Copy out the complete listing, word for word.

--- Given material ---

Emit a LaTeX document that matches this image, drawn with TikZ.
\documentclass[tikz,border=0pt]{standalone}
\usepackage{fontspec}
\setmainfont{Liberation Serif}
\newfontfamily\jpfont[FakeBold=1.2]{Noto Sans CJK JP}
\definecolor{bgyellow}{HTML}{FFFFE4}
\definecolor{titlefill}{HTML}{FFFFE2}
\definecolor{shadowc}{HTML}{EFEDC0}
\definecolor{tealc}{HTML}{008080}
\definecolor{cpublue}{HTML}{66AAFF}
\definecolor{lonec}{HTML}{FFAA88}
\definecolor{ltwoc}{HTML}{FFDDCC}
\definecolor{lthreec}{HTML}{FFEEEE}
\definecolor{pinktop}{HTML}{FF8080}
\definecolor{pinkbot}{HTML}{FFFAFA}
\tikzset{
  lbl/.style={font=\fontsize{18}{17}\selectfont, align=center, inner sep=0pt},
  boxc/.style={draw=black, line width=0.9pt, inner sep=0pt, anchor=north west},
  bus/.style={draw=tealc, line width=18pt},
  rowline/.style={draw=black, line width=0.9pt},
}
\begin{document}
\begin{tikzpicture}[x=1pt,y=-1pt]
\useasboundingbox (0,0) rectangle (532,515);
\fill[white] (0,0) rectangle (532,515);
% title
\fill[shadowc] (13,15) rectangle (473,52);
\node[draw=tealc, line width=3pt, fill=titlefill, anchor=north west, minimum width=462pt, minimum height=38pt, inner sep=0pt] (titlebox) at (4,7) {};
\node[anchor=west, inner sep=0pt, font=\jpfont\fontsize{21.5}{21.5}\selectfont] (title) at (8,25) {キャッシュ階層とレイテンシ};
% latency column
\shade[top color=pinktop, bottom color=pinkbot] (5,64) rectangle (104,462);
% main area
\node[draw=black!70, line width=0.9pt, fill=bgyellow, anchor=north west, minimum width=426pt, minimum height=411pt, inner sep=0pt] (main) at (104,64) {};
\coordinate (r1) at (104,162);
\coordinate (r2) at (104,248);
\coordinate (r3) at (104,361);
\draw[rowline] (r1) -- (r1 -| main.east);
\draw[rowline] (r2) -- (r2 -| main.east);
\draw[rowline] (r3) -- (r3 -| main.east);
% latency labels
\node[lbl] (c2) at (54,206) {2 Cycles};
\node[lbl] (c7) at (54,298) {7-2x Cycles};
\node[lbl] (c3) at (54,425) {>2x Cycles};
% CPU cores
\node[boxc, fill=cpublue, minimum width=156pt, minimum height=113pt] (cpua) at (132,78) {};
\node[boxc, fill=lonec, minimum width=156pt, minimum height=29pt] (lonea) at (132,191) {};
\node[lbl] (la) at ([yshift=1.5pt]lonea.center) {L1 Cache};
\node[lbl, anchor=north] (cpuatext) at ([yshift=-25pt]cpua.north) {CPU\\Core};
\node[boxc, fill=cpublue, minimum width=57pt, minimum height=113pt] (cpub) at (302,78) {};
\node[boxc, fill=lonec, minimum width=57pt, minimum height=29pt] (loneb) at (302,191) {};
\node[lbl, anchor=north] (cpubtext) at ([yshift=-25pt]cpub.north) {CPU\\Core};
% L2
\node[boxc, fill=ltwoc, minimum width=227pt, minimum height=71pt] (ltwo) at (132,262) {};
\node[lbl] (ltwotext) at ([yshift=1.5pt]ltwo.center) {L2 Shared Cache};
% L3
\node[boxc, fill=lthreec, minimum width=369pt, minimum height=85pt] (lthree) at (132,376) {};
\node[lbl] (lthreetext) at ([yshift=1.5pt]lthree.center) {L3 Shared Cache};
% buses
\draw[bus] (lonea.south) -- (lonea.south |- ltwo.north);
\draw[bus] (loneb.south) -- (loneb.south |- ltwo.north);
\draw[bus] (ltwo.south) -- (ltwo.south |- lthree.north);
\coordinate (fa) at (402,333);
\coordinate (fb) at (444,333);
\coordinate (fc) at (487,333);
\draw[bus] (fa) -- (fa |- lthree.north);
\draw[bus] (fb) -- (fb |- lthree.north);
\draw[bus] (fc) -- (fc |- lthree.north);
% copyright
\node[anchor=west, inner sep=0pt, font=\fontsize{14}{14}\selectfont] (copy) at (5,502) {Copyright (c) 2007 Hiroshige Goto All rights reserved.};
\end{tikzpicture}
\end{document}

---

▶ _Solution below_:
Emit a LaTeX document that matches this image, drawn with TikZ.
\documentclass[tikz,border=0pt]{standalone}
\usepackage{fontspec}
\setmainfont{Liberation Serif}
\newfontfamily\jpfont[FakeBold=1.2]{Noto Sans CJK JP}
\definecolor{bgyellow}{HTML}{FFFFE4}
\definecolor{titlefill}{HTML}{FFFFE2}
\definecolor{shadowc}{HTML}{EFEDC0}
\definecolor{tealc}{HTML}{008080}
\definecolor{cpublue}{HTML}{66AAFF}
\definecolor{lonec}{HTML}{FFAA88}
\definecolor{ltwoc}{HTML}{FFDDCC}
\definecolor{lthreec}{HTML}{FFEEEE}
\definecolor{pinktop}{HTML}{FF8080}
\definecolor{pinkbot}{HTML}{FFFAFA}
\tikzset{
  lbl/.style={font=\fontsize{18}{17}\selectfont, align=center, inner sep=0pt},
  boxc/.style={draw=black, line width=0.9pt, inner sep=0pt, anchor=north west},
  bus/.style={draw=tealc, line width=18pt},
  rowline/.style={draw=black, line width=0.9pt},
}
\begin{document}
\begin{tikzpicture}[x=1pt,y=-1pt]
\useasboundingbox (0,0) rectangle (532,515);
\fill[white] (0,0) rectangle (532,515);
% title
\fill[shadowc] (13,15) rectangle (473,52);
\node[draw=tealc, line width=3pt, fill=titlefill, anchor=north west, minimum width=462pt, minimum height=38pt, inner sep=0pt] (titlebox) at (4,7) {};
\node[anchor=west, inner sep=0pt, font=\jpfont\fontsize{21.5}{21.5}\selectfont] (title) at (8,25) {キャッシュ階層とレイテンシ};
% latency column
\shade[top color=pinktop, bottom color=pinkbot] (5,64) rectangle (104,462);
% main area
\node[draw=black!70, line width=0.9pt, fill=bgyellow, anchor=north west, minimum width=426pt, minimum height=411pt, inner sep=0pt] (main) at (104,64) {};
\coordinate (r1) at (104,162);
\coordinate (r2) at (104,248);
\coordinate (r3) at (104,361);
\draw[rowline] (r1) -- (r1 -| main.east);
\draw[rowline] (r2) -- (r2 -| main.east);
\draw[rowline] (r3) -- (r3 -| main.east);
% latency labels
\node[lbl] (c2) at (54,206) {2 Cycles};
\node[lbl] (c7) at (54,298) {7-2x Cycles};
\node[lbl] (c3) at (54,425) {>2x Cycles};
% CPU cores
\node[boxc, fill=cpublue, minimum width=156pt, minimum height=113pt] (cpua) at (132,78) {};
\node[boxc, fill=lonec, minimum width=156pt, minimum height=29pt] (lonea) at (132,191) {};
\node[lbl] (la) at ([yshift=1.5pt]lonea.center) {L1 Cache};
\node[lbl, anchor=north] (cpuatext) at ([yshift=-25pt]cpua.north) {CPU\\Core};
\node[boxc, fill=cpublue, minimum width=57pt, minimum height=113pt] (cpub) at (302,78) {};
\node[boxc, fill=lonec, minimum width=57pt, minimum height=29pt] (loneb) at (302,191) {};
\node[lbl, anchor=north] (cpubtext) at ([yshift=-25pt]cpub.north) {CPU\\Core};
% L2
\node[boxc, fill=ltwoc, minimum width=227pt, minimum height=71pt] (ltwo) at (132,262) {};
\node[lbl] (ltwotext) at ([yshift=1.5pt]ltwo.center) {L2 Shared Cache};
% L3
\node[boxc, fill=lthreec, minimum width=369pt, minimum height=85pt] (lthree) at (132,376) {};
\node[lbl] (lthreetext) at ([yshift=1.5pt]lthree.center) {L3 Shared Cache};
% buses
\draw[bus] (lonea.south) -- (lonea.south |- ltwo.north);
\draw[bus] (loneb.south) -- (loneb.south |- ltwo.north);
\draw[bus] (ltwo.south) -- (ltwo.south |- lthree.north);
\coordinate (fa) at (402,333);
\coordinate (fb) at (444,333);
\coordinate (fc) at (487,333);
\draw[bus] (fa) -- (fa |- lthree.north);
\draw[bus] (fb) -- (fb |- lthree.north);
\draw[bus] (fc) -- (fc |- lthree.north);
% copyright
\node[anchor=west, inner sep=0pt, font=\fontsize{14}{14}\selectfont] (copy) at (5,502) {Copyright (c) 2007 Hiroshige Goto All rights reserved.};
\end{tikzpicture}
\end{document}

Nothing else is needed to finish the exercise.